What sets Rally Racers apart from other games in the genre is the work needed to complete the game. Take Mario Kart, for example, a favorite amongst many for being a title you can pick up and play, clearing the game in 25 hours whereas Rally Racers requires you to grab the oranges (collectibles), pull off stunts and come 3rd, 2nd or 1st in the race all of which you will most likely find doing in three separate matches.
Vehicles are the bread and butter of Rally Racers with a selection of five to choose from and while it’s possible to purchase these cars with money there is the option to win them through gaining gold in all aspects of a race. To accompany the vehicles are 8 companions each with their own unique ability (and corny description). For example, Ruff the dog can gain you extra stunt points or Ossi the giraffe who gives you more boost fuel. Again these cost gold and at a pricy 2500, you might want to consider picking your pet carefully before blowing your cash all out on these whacky animals.
Drivers are also available to purchase which not only allows you to play as them but reduces the frequency of how much they’ll attack you with powerups which is a nice touch. The maps are detailed with a healthy amount of flora and fauna scattered around the map and the variation is incredible. You could be on a sunny island or an icy mountain.
This work can be off-putting for casual players which urges me to tell anyone thinking of buying this as a Mario Kart alternative to look elsewhere, however, a great game can be found here. The sense of accomplishment as you dominate your AI counterparts on the track is a feeling I cannot put into words and Rally Racers definitely delivers on this sensation although this feeling doesn’t come very often to the absurd powerups that can make or break 1st place. Take the freeze ray for example; if an AI manages to land a hit on you during a corner and you fall off track you can kiss goodbye to that lead you had for 2 laps.
I would also like to mention that the game does contain the option to bypass the immense amount of grinding needed by offering the option to buy coins but never did I once had to buy these in order to progress through the game.

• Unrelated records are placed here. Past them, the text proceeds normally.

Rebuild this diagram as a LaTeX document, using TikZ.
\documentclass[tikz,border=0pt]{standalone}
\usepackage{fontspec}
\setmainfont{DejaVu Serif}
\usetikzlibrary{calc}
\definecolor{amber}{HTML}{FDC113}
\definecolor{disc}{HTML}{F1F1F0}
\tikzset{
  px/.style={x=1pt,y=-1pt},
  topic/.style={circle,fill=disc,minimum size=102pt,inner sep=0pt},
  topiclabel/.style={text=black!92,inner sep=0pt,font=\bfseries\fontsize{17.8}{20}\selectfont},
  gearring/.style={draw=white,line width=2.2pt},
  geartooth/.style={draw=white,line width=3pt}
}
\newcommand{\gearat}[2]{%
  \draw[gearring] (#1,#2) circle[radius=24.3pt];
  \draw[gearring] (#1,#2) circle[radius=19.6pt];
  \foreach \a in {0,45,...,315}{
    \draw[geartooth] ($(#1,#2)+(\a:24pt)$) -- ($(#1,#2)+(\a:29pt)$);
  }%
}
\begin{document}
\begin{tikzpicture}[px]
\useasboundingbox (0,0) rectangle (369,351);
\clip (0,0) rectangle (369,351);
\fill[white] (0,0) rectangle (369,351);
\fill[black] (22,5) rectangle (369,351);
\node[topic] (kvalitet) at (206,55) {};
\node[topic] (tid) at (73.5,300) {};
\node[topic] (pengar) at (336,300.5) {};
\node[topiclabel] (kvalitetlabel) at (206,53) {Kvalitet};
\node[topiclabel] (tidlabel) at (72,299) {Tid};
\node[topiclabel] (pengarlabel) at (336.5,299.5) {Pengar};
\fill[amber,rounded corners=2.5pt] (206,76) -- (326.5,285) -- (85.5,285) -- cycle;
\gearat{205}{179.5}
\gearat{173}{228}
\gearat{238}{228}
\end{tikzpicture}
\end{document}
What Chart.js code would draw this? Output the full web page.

And that’s what I love about this title, the simplicity can turn into a tough race against a group of ruthless computers. Rally Racers has been a captivating experience that’s led me to the philosophy it’s a game on the surface, a game for kids but in truth, it’s an unforgiving kart racer that will push your strategy skills to the limit. Would I recommend it? Yes and although it did have a few bugs here there and despite the weak storyline and repetitive music/ ambiance there’s still a niche in the game that makes it a worthwhile experience.